- Founded: 1968; 58 years ago
- Founder: Mort Ross, Doug Riley, Terry Brown
- Distributor: Compo Co.
- Genre: Popular music
- Country of origin: Canada

= Revolution Records (Canada) =

Canadian record company

Revolution Records was a Canadian Record company. It was also the parent company for the Revolver label. It had success with hits from artists such as Dianne Brooks and Motherlode.

==Background==
Incorporated in October 1968, the company was co-founded by Mort Ross, Doug Riley and Terry Brown. The company started up in February, 1969. They were located at 31 Prince Arthur Avenue, Toronto.

Ross was a veteran Canadian composer, instrumentalist and arranger. He also composed advertising jingles.

In the beginning, the intention was not to start off as a record company. They wanted to build a recording facility with equipment superior to that of other Canadian studios at the time. But with the studio having been built and ready for business in August 1969, two Doug Riley demos that had been recorded with Dianne Brooks as the vocalist. Impressed with what they had heard and the demos being "So good they had to be released", Revolver Records came into being.

Revolution's label for releases was Revolver Records.
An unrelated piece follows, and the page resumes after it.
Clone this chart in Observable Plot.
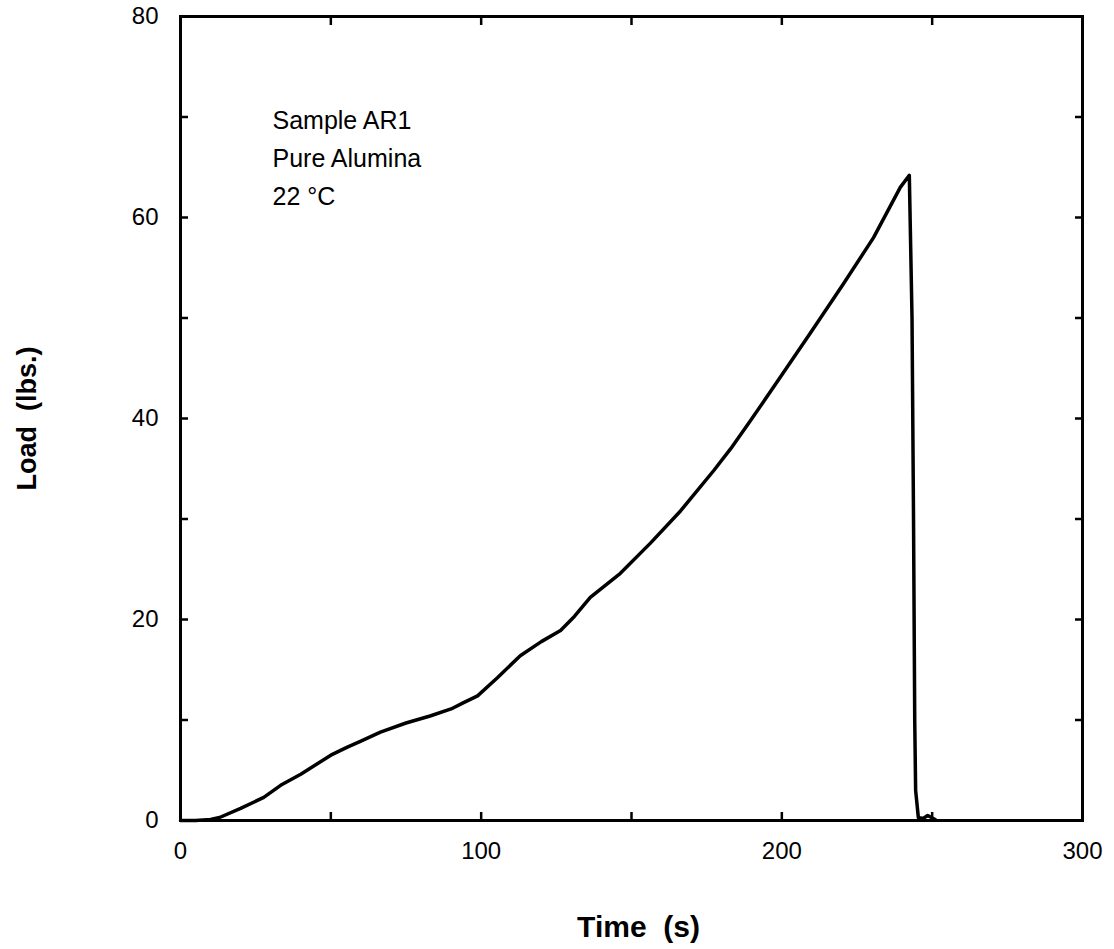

In addition to Brooks and Motherlode, artists to have recordings released on the Revolver label also included Leigh Ashford, Chimo! and Moe Koffman.

==History==
===1960s===
By March Dianne Brooks' single, "Walkin' on My Mind" had been released by their subsidiary Revolver. By 21 April, the song had entered the RPM Weekly Canadian Content Chart at No. 10. By May 2, it made it to No. 4 on the RPM chart. It peaked at No. 67 nationally. Mort Ross had travelled to New York to set up the distribution deal with Ray Charles's Tangerine label for the United States distribution of Brooks' new record single. The deal also involved any future releases from Brooks. A distribution deal was set up for England with Morgan Records handling that task. For distribution in Canada, the Compo Company was chosen. They were also negotiating US and UK distribution deals and package tours for Motherlode.

Also in May, Motherlode's new single "When I Die" had been released on Revolver REVS-002. The label incorporated a promo using gimmick mailers in their extensive campaign for the group.

By September 1969, "When I Die" had got to No. 12 on the Cash Box Top 100. It got to No.1 on the RPM Weekly chart.

As it appeared in Billboards October 25, 1969 issue, due to corporate disagreements between partners, the company would be splitting. Terry Brown and Doug Riley who would continue to work together had split with Mort Ross. By the end of November, Ross had total control of Revolution Records Limited and Revolution Music Limited. At the time, artists under contract to the label included Motherlode, Dianne Brooks, Moe Koffman and Hagood Hardy.

===1970s===
In 1970, Hagood Hardy's single, "New World in the Morning" bw "Soon", was released on REVS-007. It was the artist's first single for the label. The songs were performed live on The Barbara McNair Show on November 29, 1970.

As of February 1971, Mort Ross was president of Revolution Music Ltd. and Doug Riley was president of Dr. Music Productions.

In December 1970, the group Leigh Ashford had their single out on the Revolver label. A distribution deal between Revolver and RCA had been signed. In addition to Leigh Ashford, other acts included Chimo!, Motherlode and Jam Jar. By early 1971, Leigh Ashford's single "Dickens" was charting at CKOC. It was also making its way up the RPM100 Singles chart.